Description of the task
Your task is to repeat the lines below exactly, excluding any pictures they contain.

Data
---

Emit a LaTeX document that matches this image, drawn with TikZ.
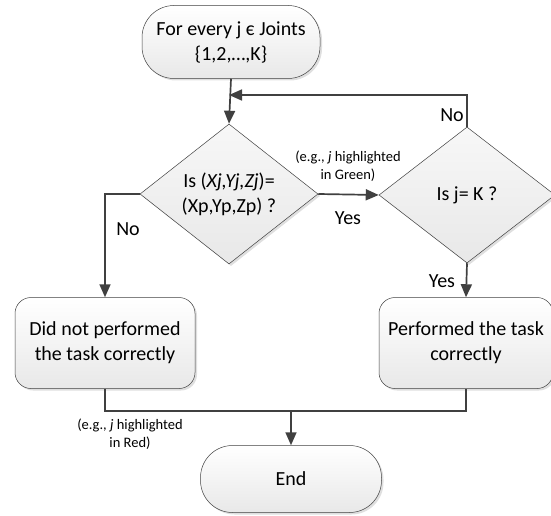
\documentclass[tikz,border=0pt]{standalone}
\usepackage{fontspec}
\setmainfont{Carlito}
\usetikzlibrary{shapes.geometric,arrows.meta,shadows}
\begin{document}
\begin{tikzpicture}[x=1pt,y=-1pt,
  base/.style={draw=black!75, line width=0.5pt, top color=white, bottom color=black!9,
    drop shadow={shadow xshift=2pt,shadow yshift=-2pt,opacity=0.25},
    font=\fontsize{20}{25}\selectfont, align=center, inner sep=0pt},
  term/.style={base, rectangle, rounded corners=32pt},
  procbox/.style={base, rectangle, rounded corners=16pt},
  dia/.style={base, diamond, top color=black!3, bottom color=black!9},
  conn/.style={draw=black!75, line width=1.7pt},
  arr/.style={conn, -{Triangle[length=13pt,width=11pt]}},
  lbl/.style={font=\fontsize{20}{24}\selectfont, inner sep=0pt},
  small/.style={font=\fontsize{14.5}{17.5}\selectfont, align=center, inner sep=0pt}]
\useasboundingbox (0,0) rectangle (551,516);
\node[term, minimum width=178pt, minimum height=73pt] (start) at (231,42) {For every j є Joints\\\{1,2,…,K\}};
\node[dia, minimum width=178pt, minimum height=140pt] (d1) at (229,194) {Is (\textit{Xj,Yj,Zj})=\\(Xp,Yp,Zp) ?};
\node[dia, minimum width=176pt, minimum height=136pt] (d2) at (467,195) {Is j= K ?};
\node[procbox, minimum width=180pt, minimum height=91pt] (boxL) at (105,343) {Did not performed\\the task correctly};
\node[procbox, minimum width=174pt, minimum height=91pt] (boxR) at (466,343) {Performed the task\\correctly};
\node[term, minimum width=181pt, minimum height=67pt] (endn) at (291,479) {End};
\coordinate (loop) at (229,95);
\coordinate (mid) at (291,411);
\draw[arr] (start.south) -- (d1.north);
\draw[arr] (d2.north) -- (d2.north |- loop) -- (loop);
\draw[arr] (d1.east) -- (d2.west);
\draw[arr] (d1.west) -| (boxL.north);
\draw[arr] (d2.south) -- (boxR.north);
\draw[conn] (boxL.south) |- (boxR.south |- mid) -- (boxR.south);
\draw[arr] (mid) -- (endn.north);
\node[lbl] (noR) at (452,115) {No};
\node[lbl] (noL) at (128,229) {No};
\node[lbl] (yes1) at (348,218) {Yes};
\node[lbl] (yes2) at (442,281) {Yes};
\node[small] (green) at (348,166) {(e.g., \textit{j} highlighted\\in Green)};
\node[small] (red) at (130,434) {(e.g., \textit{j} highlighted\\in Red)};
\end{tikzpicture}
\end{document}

---

Completed task
Emit a LaTeX document that matches this image, drawn with TikZ.
\documentclass[tikz,border=0pt]{standalone}
\usepackage{fontspec}
\setmainfont{Carlito}
\usetikzlibrary{shapes.geometric,arrows.meta,shadows}
\begin{document}
\begin{tikzpicture}[x=1pt,y=-1pt,
  base/.style={draw=black!75, line width=0.5pt, top color=white, bottom color=black!9,
    drop shadow={shadow xshift=2pt,shadow yshift=-2pt,opacity=0.25},
    font=\fontsize{20}{25}\selectfont, align=center, inner sep=0pt},
  term/.style={base, rectangle, rounded corners=32pt},
  procbox/.style={base, rectangle, rounded corners=16pt},
  dia/.style={base, diamond, top color=black!3, bottom color=black!9},
  conn/.style={draw=black!75, line width=1.7pt},
  arr/.style={conn, -{Triangle[length=13pt,width=11pt]}},
  lbl/.style={font=\fontsize{20}{24}\selectfont, inner sep=0pt},
  small/.style={font=\fontsize{14.5}{17.5}\selectfont, align=center, inner sep=0pt}]
\useasboundingbox (0,0) rectangle (551,516);
\node[term, minimum width=178pt, minimum height=73pt] (start) at (231,42) {For every j є Joints\\\{1,2,…,K\}};
\node[dia, minimum width=178pt, minimum height=140pt] (d1) at (229,194) {Is (\textit{Xj,Yj,Zj})=\\(Xp,Yp,Zp) ?};
\node[dia, minimum width=176pt, minimum height=136pt] (d2) at (467,195) {Is j= K ?};
\node[procbox, minimum width=180pt, minimum height=91pt] (boxL) at (105,343) {Did not performed\\the task correctly};
\node[procbox, minimum width=174pt, minimum height=91pt] (boxR) at (466,343) {Performed the task\\correctly};
\node[term, minimum width=181pt, minimum height=67pt] (endn) at (291,479) {End};
\coordinate (loop) at (229,95);
\coordinate (mid) at (291,411);
\draw[arr] (start.south) -- (d1.north);
\draw[arr] (d2.north) -- (d2.north |- loop) -- (loop);
\draw[arr] (d1.east) -- (d2.west);
\draw[arr] (d1.west) -| (boxL.north);
\draw[arr] (d2.south) -- (boxR.north);
\draw[conn] (boxL.south) |- (boxR.south |- mid) -- (boxR.south);
\draw[arr] (mid) -- (endn.north);
\node[lbl] (noR) at (452,115) {No};
\node[lbl] (noL) at (128,229) {No};
\node[lbl] (yes1) at (348,218) {Yes};
\node[lbl] (yes2) at (442,281) {Yes};
\node[small] (green) at (348,166) {(e.g., \textit{j} highlighted\\in Green)};
\node[small] (red) at (130,434) {(e.g., \textit{j} highlighted\\in Red)};
\end{tikzpicture}
\end{document}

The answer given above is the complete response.